Photos taken at the Protest in Phoenix, Az.May 28 2020

Ivana Venema-Nunez, Reporter

Since George Floyd’s death, protests across the United States have ignited world-wide support and solidarity.

Across all 50 states, thousands have been protesting in at least 430 cities and towns according to a USA Today article updated on June 3.

The world has watched an entire weekend of protests in the United States and now are participating in their own countries. 

Despite prohibiting large gatherings in the country as part of its coronavirus response, the United Kingdom had demonstrations at Trafalgar Square in London on Sunday.  Participants knelt in solidarity at 1 p.m. local time, according to Insider.

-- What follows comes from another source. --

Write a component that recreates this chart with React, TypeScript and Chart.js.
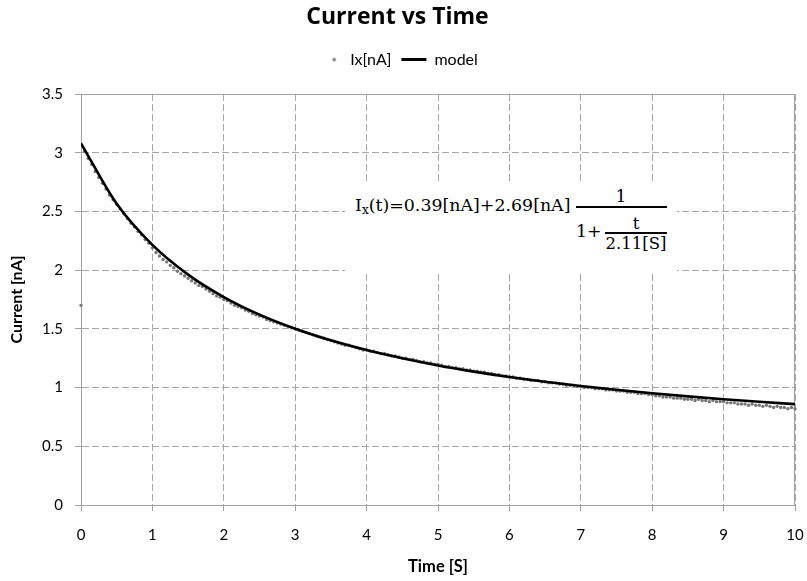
import React, { useEffect, useRef } from "react";
import { Chart, registerables } from "chart.js";

Chart.register(...registerables);

// ---- Data -----------------------------------------------------------------
// Measured current Ix[nA] vs time [S]
const timeS = [
  0.00, 0.05, 0.10, 0.15, 0.20, 0.25, 0.30, 0.35, 0.40, 0.45, 0.50, 0.55, 0.60, 0.65, 0.70, 0.75, 0.80, 0.85, 0.90, 0.95,
  1.00, 1.05, 1.10, 1.15, 1.20, 1.25, 1.30, 1.35, 1.40, 1.45, 1.50, 1.55, 1.60, 1.65, 1.70, 1.75, 1.80, 1.85, 1.90, 1.95,
  2.00, 2.05, 2.10, 2.15, 2.20, 2.25, 2.30, 2.35, 2.40, 2.45, 2.50, 2.55, 2.60, 2.65, 2.70, 2.75, 2.80, 2.85, 2.90, 2.95,
  3.00, 3.05, 3.10, 3.15, 3.20, 3.25, 3.30, 3.35, 3.40, 3.45, 3.50, 3.55, 3.60, 3.65, 3.70, 3.75, 3.80, 3.85, 3.90, 3.95,
  4.00, 4.05, 4.10, 4.15, 4.20, 4.25, 4.30, 4.35, 4.40, 4.45, 4.50, 4.55, 4.60, 4.65, 4.70, 4.75, 4.80, 4.85, 4.90, 4.95,
  5.00, 5.05, 5.10, 5.15, 5.20, 5.25, 5.30, 5.35, 5.40, 5.45, 5.50, 5.55, 5.60, 5.65, 5.70, 5.75, 5.80, 5.85, 5.90, 5.95,
  6.00, 6.05, 6.10, 6.15, 6.20, 6.25, 6.30, 6.35, 6.40, 6.45, 6.50, 6.55, 6.60, 6.65, 6.70, 6.75, 6.80, 6.85, 6.90, 6.95,
  7.00, 7.05, 7.10, 7.15, 7.20, 7.25, 7.30, 7.35, 7.40, 7.45, 7.50, 7.55, 7.60, 7.65, 7.70, 7.75, 7.80, 7.85, 7.90, 7.95,
  8.00, 8.05, 8.10, 8.15, 8.20, 8.25, 8.30, 8.35, 8.40, 8.45, 8.50, 8.55, 8.60, 8.65, 8.70, 8.75, 8.80, 8.85, 8.90, 8.95,
  9.00, 9.05, 9.10, 9.15, 9.20, 9.25, 9.30, 9.35, 9.40, 9.45, 9.50, 9.55, 9.60, 9.65, 9.70, 9.75, 9.80, 9.85, 9.90, 9.95,
  10.00,
];
const currentNA = [
  1.70, 3.01, 2.95, 2.90, 2.84, 2.79, 2.74, 2.69, 2.64, 2.60, 2.56, 2.52, 2.48, 2.44, 2.40, 2.37, 2.33, 2.30, 2.26, 2.23,
  2.19, 2.15, 2.12, 2.09, 2.07, 2.04, 2.02, 1.99, 1.97, 1.95, 1.93, 1.91, 1.89, 1.87, 1.86, 1.84, 1.82, 1.80, 1.78, 1.77,
  1.75, 1.74, 1.72, 1.70, 1.69, 1.68, 1.66, 1.65, 1.63, 1.62, 1.61, 1.60, 1.58, 1.57, 1.56, 1.55, 1.54, 1.53, 1.52, 1.51,
  1.50, 1.49, 1.48, 1.47, 1.46, 1.45, 1.44, 1.43, 1.42, 1.41, 1.40, 1.39, 1.38, 1.37, 1.36, 1.36, 1.35, 1.34, 1.33, 1.32,
  1.32, 1.31, 1.31, 1.30, 1.29, 1.29, 1.28, 1.27, 1.27, 1.26, 1.25, 1.25, 1.24, 1.24, 1.23, 1.22, 1.22, 1.21, 1.21, 1.20,
  1.20, 1.19, 1.18, 1.18, 1.17, 1.17, 1.16, 1.16, 1.15, 1.15, 1.14, 1.14, 1.13, 1.13, 1.12, 1.12, 1.11, 1.11, 1.10, 1.10,
  1.09, 1.09, 1.08, 1.08, 1.07, 1.07, 1.06, 1.06, 1.06, 1.05, 1.05, 1.04, 1.04, 1.04, 1.03, 1.03, 1.02, 1.02, 1.02, 1.01,
  1.01, 1.00, 1.00, 1.00, 0.99, 0.99, 0.99, 0.98, 0.98, 0.98, 0.97, 0.97, 0.97, 0.96, 0.96, 0.96, 0.95, 0.95, 0.95, 0.94,
  0.94, 0.93, 0.93, 0.92, 0.92, 0.92, 0.91, 0.91, 0.91, 0.90, 0.90, 0.90, 0.89, 0.90, 0.89, 0.89, 0.88, 0.89, 0.88, 0.88,
  0.88, 0.87, 0.87, 0.87, 0.86, 0.86, 0.86, 0.85, 0.86, 0.85, 0.85, 0.84, 0.85, 0.84, 0.83, 0.84, 0.83, 0.83, 0.82, 0.83,
  0.82,
];

// Fitted model curve
const modelTimeS = [
  0, 0.5, 1, 1.5, 2, 2.5, 3, 3.5, 4, 4.5, 5,
  5.5, 6, 6.5, 7, 7.5, 8, 8.5, 9, 9.5, 10,
];
const modelCurrentNA = [
  3.080, 2.565, 2.215, 1.962, 1.771, 1.621, 1.501, 1.402, 1.319, 1.249, 1.188,
  1.136, 1.090, 1.049, 1.013, 0.981, 0.951, 0.925, 0.901, 0.879, 0.859,
];

const xTickValues = [0, 1, 2, 3, 4, 5, 6, 7, 8, 9, 10];
const yTickValues = [0, 0.5, 1, 1.5, 2, 2.5, 3, 3.5];

const seriesNames = ["Ix[nA]", "model"];
const chartTitle = "Current vs Time";
const xAxisTitle = "Time [S]";
const yAxisTitle = "Current [nA]";

// ---- Styling --------------------------------------------------------------
const FONT = "Lato, 'Open Sans', sans-serif";
const TITLE_FONT = "'Open Sans', Lato, sans-serif";
const GRID = "#a6a6a6";
const AXIS = "#a0a0a0";
const DOT = "#777777";
const EQ_FONT = "'DejaVu Serif', 'Liberation Serif', serif";
const EQ_BASE = 0.846; // baseline offset (em) for line-height 1

function Piece(props: {
  x: number;
  base: number;
  size: number;
  center?: boolean;
  children: React.ReactNode;
}) {
  const { x, base, size, center, children } = props;
  const top = base - EQ_BASE * size;
  return (
    <span
      style={{
        position: "absolute",
        left: x,
        top,
        fontSize: size,
        lineHeight: 1,
        whiteSpace: "nowrap",
        transform: center ? "translateX(-50%)" : undefined,
      }}
    >
      {children}
    </span>
  );
}

function Equation() {
  const ox = 345;
  const oy = 181;
  const P = (x: number) => x - ox;
  const Q = (y: number) => y - oy;
  return (
    <div
      style={{
        position: "absolute",
        left: ox,
        top: oy,
        width: 332,
        height: 92,
        background: "#ffffff",
        fontFamily: EQ_FONT,
        color: "#000",
      }}
    >
      <Piece x={P(355)} base={Q(212)} size={17.4}>
        I
        <span style={{ fontSize: 12, verticalAlign: -3 }}>x</span>
        (t)=0.39[nA]+2.69[nA]
      </Piece>
      <Piece x={P(621)} base={Q(203)} size={17.4} center>
        1
      </Piece>
      <div
        style={{
          position: "absolute",
          left: P(576),
          top: Q(206.3),
          width: 91,
          height: 1.4,
          background: "#000",
        }}
      />
      <Piece x={P(576)} base={Q(238)} size={17.4}>
        1+
      </Piece>
      <Piece x={P(636)} base={Q(230)} size={16.5} center>
        t
      </Piece>
      <div
        style={{
          position: "absolute",
          left: P(605),
          top: Q(232.4),
          width: 62,
          height: 1.2,
          background: "#000",
        }}
      />
      <Piece x={P(636)} base={Q(250)} size={16.5} center>
        2.11[S]
      </Piece>
    </div>
  );
}

export default function App() {
  const canvasRef = useRef<HTMLCanvasElement | null>(null);

  useEffect(() => {
    const canvas = canvasRef.current;
    if (!canvas) return;

    // tiny dot marker for the legend (25px wide legend box)
    const dotMarker = document.createElement("canvas");
    dotMarker.width = 25;
    dotMarker.height = 6;
    const dctx = dotMarker.getContext("2d");
    if (dctx) {
      dctx.fillStyle = DOT;
      dctx.beginPath();
      dctx.arc(17, 3, 1.8, 0, Math.PI * 2);
      dctx.fill();
    }

    const legendSpacing = {
      id: "legendSpacing",
      beforeInit(chart: any) {
        const legend = chart.legend;
        if (!legend) return;
        const origFit = legend.fit;
        legend.fit = function fit() {
          origFit.call(this);
          this.height += 16.4;
        };
      },
    };

    const frame = {
      id: "frame",
      beforeDatasetsDraw(chart: any) {
        const { ctx, chartArea: a } = chart;
        ctx.save();
        ctx.strokeStyle = AXIS;
        ctx.lineWidth = 1;
        ctx.setLineDash([]);
        const t = Math.round(a.top) + 0.5;
        const r = Math.round(a.right) - 0.5;
        ctx.beginPath();
        ctx.moveTo(a.left, t);
        ctx.lineTo(r, t);
        ctx.lineTo(r, a.bottom);
        ctx.stroke();
        ctx.restore();
      },
    };

    const scatterPoints = timeS.map((t, i) => ({ x: t, y: currentNA[i] }));
    const modelPoints = modelTimeS.map((t, i) => ({ x: t, y: modelCurrentNA[i] }));

    const chart = new Chart(canvas, {
      type: "scatter",
      data: {
        datasets: [
          {
            label: seriesNames[0],
            data: scatterPoints,
            showLine: false,
            pointRadius: 1.7,
            pointBorderWidth: 0,
            pointBackgroundColor: DOT,
            pointHoverRadius: 1.7,
            clip: 4,
            order: 2,
          },
          {
            label: seriesNames[1],
            data: modelPoints,
            showLine: true,
            pointRadius: 0,
            pointHoverRadius: 0,
            borderColor: "#000000",
            borderWidth: 2.6,
            cubicInterpolationMode: "monotone",
            fill: false,
            order: 1,
          },
        ],
      } as any,
      options: {
        responsive: false,
        animation: false,
        events: [],
        layout: { padding: { left: 0, right: 12, top: 0, bottom: 0 } },
        plugins: {
          title: {
            display: true,
            text: chartTitle,
            color: "#000",
            font: { family: TITLE_FONT, size: 23, weight: "bold", lineHeight: 1.2 },
            padding: { top: 4, bottom: 10 },
          },
          legend: {
            display: true,
            labels: {
              usePointStyle: true,
              pointStyleWidth: 25,
              padding: 10,
              color: "#000",
              font: { family: FONT, size: 16 },
              generateLabels: () => [
                {
                  text: seriesNames[0],
                  pointStyle: dotMarker,
                  fillStyle: DOT,
                  strokeStyle: "rgba(0,0,0,0)",
                  lineWidth: 0,
                  hidden: false,
                  datasetIndex: 0,
                  fontColor: "#000",
                },
                {
                  text: seriesNames[1],
                  pointStyle: "line",
                  fillStyle: "#000",
                  strokeStyle: "#000",
                  lineWidth: 3,
                  hidden: false,
                  datasetIndex: 1,
                  fontColor: "#000",
                },
              ],
            },
          },
          tooltip: { enabled: false },
        },
        scales: {
          x: {
            type: "linear",
            min: xTickValues[0],
            max: xTickValues[xTickValues.length - 1],
            afterBuildTicks: (scale: any) => {
              scale.ticks = xTickValues.map((v) => ({ value: v }));
            },
            afterFit: (scale: any) => {
              scale.height = 76;
              scale.paddingLeft = 0;
              scale.paddingRight = 0;
            },
            ticks: {
              padding: 15,
              color: "#000",
              font: { family: FONT, size: 15 },
              maxRotation: 0,
              callback: (v: any) => String(v),
            },
            grid: {
              color: GRID,
              lineWidth: 1,
              tickLength: 6,
              tickColor: AXIS,
            },
            border: { display: true, color: AXIS, width: 1, dash: [7, 3] },
            title: {
              display: true,
              text: xAxisTitle,
              color: "#000",
              font: { family: FONT, size: 16.5, weight: "bold", lineHeight: 1.2 },
              padding: { top: 0, bottom: 4 },
            },
          },
          y: {
            type: "linear",
            min: yTickValues[0],
            max: yTickValues[yTickValues.length - 1],
            afterBuildTicks: (scale: any) => {
              scale.ticks = yTickValues.map((v) => ({ value: v }));
            },
            afterFit: (scale: any) => {
              scale.width = 81;
              scale.paddingTop = 0;
              scale.paddingBottom = 0;
            },
            ticks: {
              padding: 12,
              color: "#000",
              font: { family: FONT, size: 15 },
              callback: (v: any) => String(v),
            },
            grid: {
              color: GRID,
              lineWidth: 1,
              tickLength: 6,
              tickColor: AXIS,
            },
            border: { display: true, color: AXIS, width: 1, dash: [7, 3] },
            title: {
              display: true,
              text: yAxisTitle,
              color: "#000",
              font: { family: FONT, size: 16, weight: "bold", lineHeight: 1.2 },
              padding: { top: 7, bottom: 0 },
            },
          },
        },
      } as any,
      plugins: [legendSpacing, frame],
    });

    return () => {
      chart.destroy();
    };
  }, []);

  return (
    <div
      style={{
        position: "absolute",
        left: 0,
        top: 0,
        width: 807,
        height: 581,
        background: "#ffffff",
      }}
    >
      <canvas
        ref={canvasRef}
        width={807}
        height={581}
        style={{ position: "absolute", left: 0, top: 0, width: 807, height: 581 }}
      />
      <Equation />
    </div>
  );
}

Black Lives Matter demonstrators gathered on Wednesday in London as well to seek justice for Belly Mujinga, a railway worker who died after being spat on by a man who claimed to have COVID-19.  According to Politico, the Crown Prosecution Service has made it a criminal offense to weaponize COVID-19, but that case was closed last month, Insider states.

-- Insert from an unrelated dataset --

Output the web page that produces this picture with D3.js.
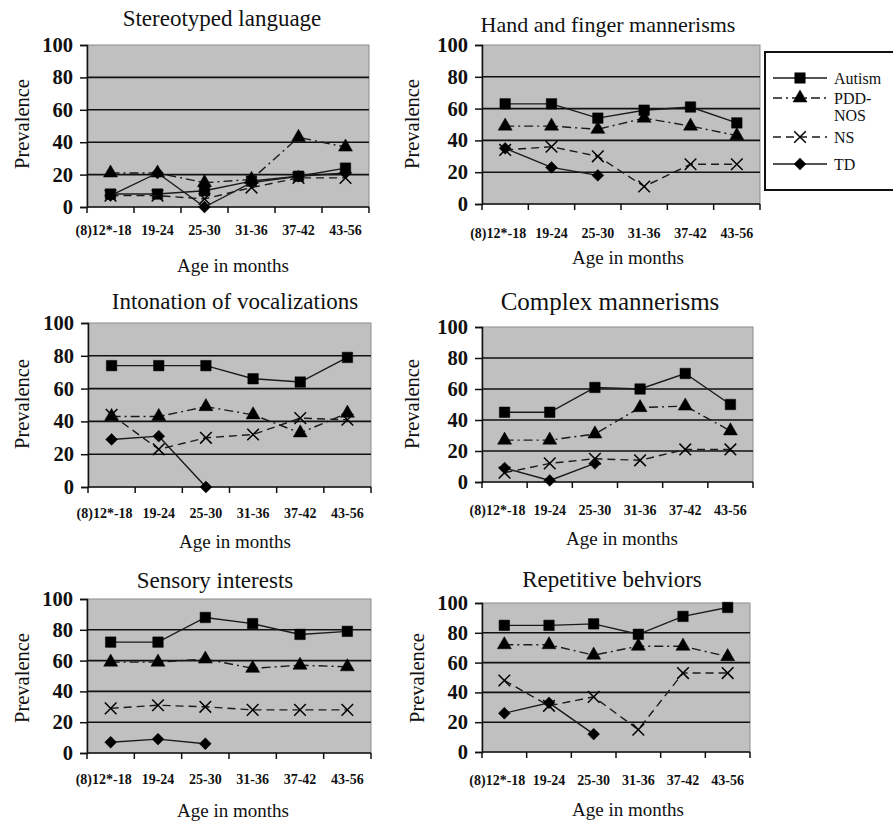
<!DOCTYPE html>
<html><head><meta charset="utf-8">
<script src="https://cdn.jsdelivr.net/npm/d3@7"></script>
<style>body{margin:0;background:#fff} svg{display:block}</style>
</head><body><svg id="c" width="893" height="823"></svg>
<script>
// ---------- DATA ----------
const categories = ["(8)12*-18", "19-24", "25-30", "31-36", "37-42", "43-56"];
const seriesNames = ["Autism", "PDD-NOS", "NS", "TD"];
const yTicks = [0, 20, 40, 60, 80, 100];
const panelTitles = ["Stereotyped language", "Hand and finger mannerisms", "Intonation of vocalizations",
                     "Complex mannerisms", "Sensory interests", "Repetitive behviors"];
const xAxisTitle = "Age in months";
const yAxisTitle = "Prevalence";

// each: [Autism, PDD-NOS, NS, TD]
const stereotypedLanguage = [
  [8, 8, 10, 16, 19, 24],
  [21, 21, 15, 17, 43, 37],
  [7, 7, 5, 12, 18, 18],
  [7, 21, 0, 15, 19, 21]
];
const handFingerMannerisms = [
  [63, 63, 54, 59, 61, 51],
  [49, 49, 47, 54, 49, 43],
  [34, 36, 30, 11, 25, 25],
  [35, 23, 18, null, null, null]
];
const intonationVocalizations = [
  [74, 74, 74, 66, 64, 79],
  [43, 43, 49, 44, 33, 45],
  [44, 23, 30, 32, 42, 41],
  [29, 31, 0, null, null, null]
];
const complexMannerisms = [
  [45, 45, 61, 60, 70, 50],
  [27, 27, 31, 48, 49, 33],
  [6, 12, 15, 14, 21, 21],
  [9, 1, 12, null, null, null]
];
const sensoryInterests = [
  [72, 72, 88, 84, 77, 79],
  [59, 59, 61, 55, 57, 56],
  [29, 31, 30, 28, 28, 28],
  [7, 9, 6, null, null, null]
];
const repetitiveBehaviors = [
  [85, 85, 86, 79, 91, 97],
  [72, 72, 65, 71, 71, 64],
  [48, 31, 37, 15, 53, 53],
  [26, 33, 12, null, null, null]
];
const panelData = [stereotypedLanguage, handFingerMannerisms, intonationVocalizations,
                   complexMannerisms, sensoryInterests, repetitiveBehaviors];

// ---------- LAYOUT ----------
const layout = [
  {x0: 87,  x1: 369, y0: 207, y1: 45,  tx: 222, ty: 26,  tfs: 23, xly: 235, axy: 272, axx: 233, prx: 22,  pry: 124},
  {x0: 482, x1: 760, y0: 204, y1: 45,  tx: 608, ty: 32,  tfs: 22, xly: 238, axy: 264, axx: 628, prx: 412, pry: 124},
  {x0: 88,  x1: 371, y0: 487, y1: 323, tx: 235, ty: 309, tfs: 23, xly: 518, axy: 548, axx: 235, prx: 22,  pry: 404},
  {x0: 482, x1: 753, y0: 482, y1: 327, tx: 610, ty: 310, tfs: 25, xly: 515, axy: 545, axx: 622, prx: 412, pry: 404},
  {x0: 87,  x1: 371, y0: 753, y1: 599, tx: 215, ty: 588, tfs: 23, xly: 784, axy: 817, axx: 233, prx: 22,  pry: 678},
  {x0: 482, x1: 750, y0: 752, y1: 603, tx: 612, ty: 587, tfs: 23, xly: 785, axy: 816, axx: 628, prx: 417, pry: 678}
];

const serif = "'Liberation Serif','Times New Roman',serif";
const ink = "#111";
const diamond = {draw(ctx, size) { const r = Math.sqrt(size / 2); ctx.moveTo(0, -r); ctx.lineTo(r, 0); ctx.lineTo(0, r); ctx.lineTo(-r, 0); ctx.closePath(); }};
const styles = [
  {dash: null,            sym: d3.symbolSquare,   size: 110, fill: true},
  {dash: "9,4,2,4",       sym: d3.symbolTriangle, size: 85,  fill: true},
  {dash: "8,5",           sym: d3.symbolX,        size: 90,  fill: false},
  {dash: null,            sym: diamond,           size: 70,  fill: true}
];

const svg = d3.select("#c");

layout.forEach((L, pi) => {
  const data = panelData[pi];
  const g = svg.append("g");
  const x = d3.scaleBand().domain(categories).range([L.x0, L.x1]);
  const y = d3.scaleLinear().domain([0, 100]).range([L.y0, L.y1]);
  const cx = c => x(c) + x.bandwidth() / 2;

  g.append("rect").attr("x", L.x0).attr("y", L.y1)
    .attr("width", L.x1 - L.x0).attr("height", L.y0 - L.y1)
    .attr("fill", "#c0c0c0").attr("stroke", "#8c8c8c").attr("stroke-width", 1);

  // gridlines
  g.selectAll(".grid").data(yTicks.filter(t => t > 0 && t < 100)).join("line")
    .attr("x1", L.x0).attr("x2", L.x1)
    .attr("y1", d => y(d)).attr("y2", d => y(d))
    .attr("stroke", ink).attr("stroke-width", 1.6);

  // y axis
  const ya = g.append("g").attr("transform", `translate(${L.x0},0)`)
    .call(d3.axisLeft(y).tickValues(yTicks).tickSize(7).tickPadding(7));
  ya.select(".domain").attr("stroke", ink).attr("stroke-width", 1.5);
  ya.selectAll(".tick line").attr("stroke", ink).attr("stroke-width", 1.5);
  ya.selectAll(".tick text").attr("font-family", serif).attr("font-size", 20.5)
    .attr("font-weight", "bold").attr("fill", ink);

  // x axis (ticks at category boundaries)
  g.append("line").attr("x1", L.x0).attr("x2", L.x1).attr("y1", y(0)).attr("y2", y(0))
    .attr("stroke", ink).attr("stroke-width", 1.5);
  const edges = categories.map(c => x(c)).concat([L.x1]);
  g.selectAll(".xt").data(edges).join("line")
    .attr("x1", d => d).attr("x2", d => d).attr("y1", y(0)).attr("y2", y(0) + 6)
    .attr("stroke", ink).attr("stroke-width", 1.5);
  g.selectAll(".xl").data(categories).join("text")
    .attr("x", (c, i) => cx(c) - (i === 0 ? 7 : 0)).attr("y", L.xly)
    .attr("text-anchor", "middle").attr("font-family", serif).attr("font-size", 14)
    .attr("font-weight", "bold").attr("fill", ink).text(c => c);

  // series
  data.forEach((vals, si) => {
    const st = styles[si];
    const pts = categories.map((c, i) => ({c, v: vals[i]}));
    const line = d3.line().defined(d => d.v != null).x(d => cx(d.c)).y(d => y(d.v));
    g.append("path").datum(pts).attr("d", line).attr("fill", "none")
      .attr("stroke", "#1a1a1a").attr("stroke-width", 1.4)
      .attr("stroke-dasharray", st.dash);
    g.selectAll(null).data(pts.filter(d => d.v != null)).join("path")
      .attr("transform", d => `translate(${cx(d.c)},${y(d.v)})`)
      .attr("d", d3.symbol().type(st.sym).size(st.size))
      .attr("fill", st.fill ? "#000" : "none")
      .attr("stroke", "#000").attr("stroke-width", st.fill ? 0.5 : 1.5);
  });

  // titles
  g.append("text").attr("x", L.tx).attr("y", L.ty).attr("text-anchor", "middle")
    .attr("font-family", serif).attr("font-size", L.tfs).attr("fill", ink).text(panelTitles[pi]);
  g.append("text").attr("x", L.axx).attr("y", L.axy).attr("text-anchor", "middle")
    .attr("font-family", serif).attr("font-size", 19).attr("fill", ink).text(xAxisTitle);
  g.append("text").attr("transform", `translate(${L.prx},${L.pry}) rotate(-90)`)
    .attr("text-anchor", "middle").attr("dominant-baseline", "central")
    .attr("font-family", serif).attr("font-size", 20.5).attr("fill", ink).text(yAxisTitle);
});

// ---------- LEGEND ----------
const lg = svg.append("g");
lg.append("rect").attr("x", 765).attr("y", 52).attr("width", 140).attr("height", 138)
  .attr("fill", "#fff").attr("stroke", ink).attr("stroke-width", 2);
const legendY = [78, 98, 137, 164];
seriesNames.forEach((name, si) => {
  const st = styles[si];
  const ly = legendY[si];
  lg.append("line").attr("x1", 773).attr("x2", 827).attr("y1", ly).attr("y2", ly)
    .attr("stroke", "#1a1a1a").attr("stroke-width", 1.4).attr("stroke-dasharray", st.dash);
  lg.append("path").attr("transform", `translate(800,${ly})`)
    .attr("d", d3.symbol().type(st.sym).size(st.size))
    .attr("fill", st.fill ? "#000" : "none").attr("stroke", "#000")
    .attr("stroke-width", st.fill ? 0.5 : 1.5);
  const lines = name === "PDD-NOS" ? ["PDD-", "NOS"] : [name];
  lines.forEach((t, k) => {
    lg.append("text").attr("x", 834).attr("y", ly + k * 17).attr("dominant-baseline", "central")
      .attr("font-family", serif).attr("font-size", 16).attr("fill", ink).text(t);
  });
});
</script>
</body></html>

In Germany, a graffiti mural in memory of George Floyd was painted on a remnant the Berlin Wall which divided that country’s capital city for decades during the Cold War.

In France, Floyd’s death prompted calls for protest from the advocacy group La Verité Pour Adama — in English “The truth for Adama”.  In 2016, Adama Traore, a 24-year-old black man was tackled and subdued by police officers and gasped “I can’t breathe” before he died, according to a New York Times article published on June 1.

In Paris, campaigners requested permission from authorities to hold protest, but were denied amid coronavirus restrictions there.  France has restrictions on more than 10 people gathering in one place.  French protests continued even while ordered not to.  According to TIME, demonstrators not only took a knee and raised their fists to pay homage to Floyd and Traore, but also lit multiple blazes and torched bicycles and electric scooters — actions that pitted them against riot police, who used tear gas to disperse the crowds.

“Today we are not just talking about the fight of the Traore family. It is the fight for everyone. When we fight for George Floyd, we fight for Adam Traoré. What is happening in the United States is an echo of what is happening in France,” Adama Traoré’s older sister Assa Traoré told the crowd, the Independent reported.

More countries such as Brazil, Canada, Denmark, Ireland, Israel, Italy, the Netherlands, New Zealand, Sudan and South Africa have rallied at their US Embassies to protest for change directly to United States officials.

Australia is expecting protests later this week.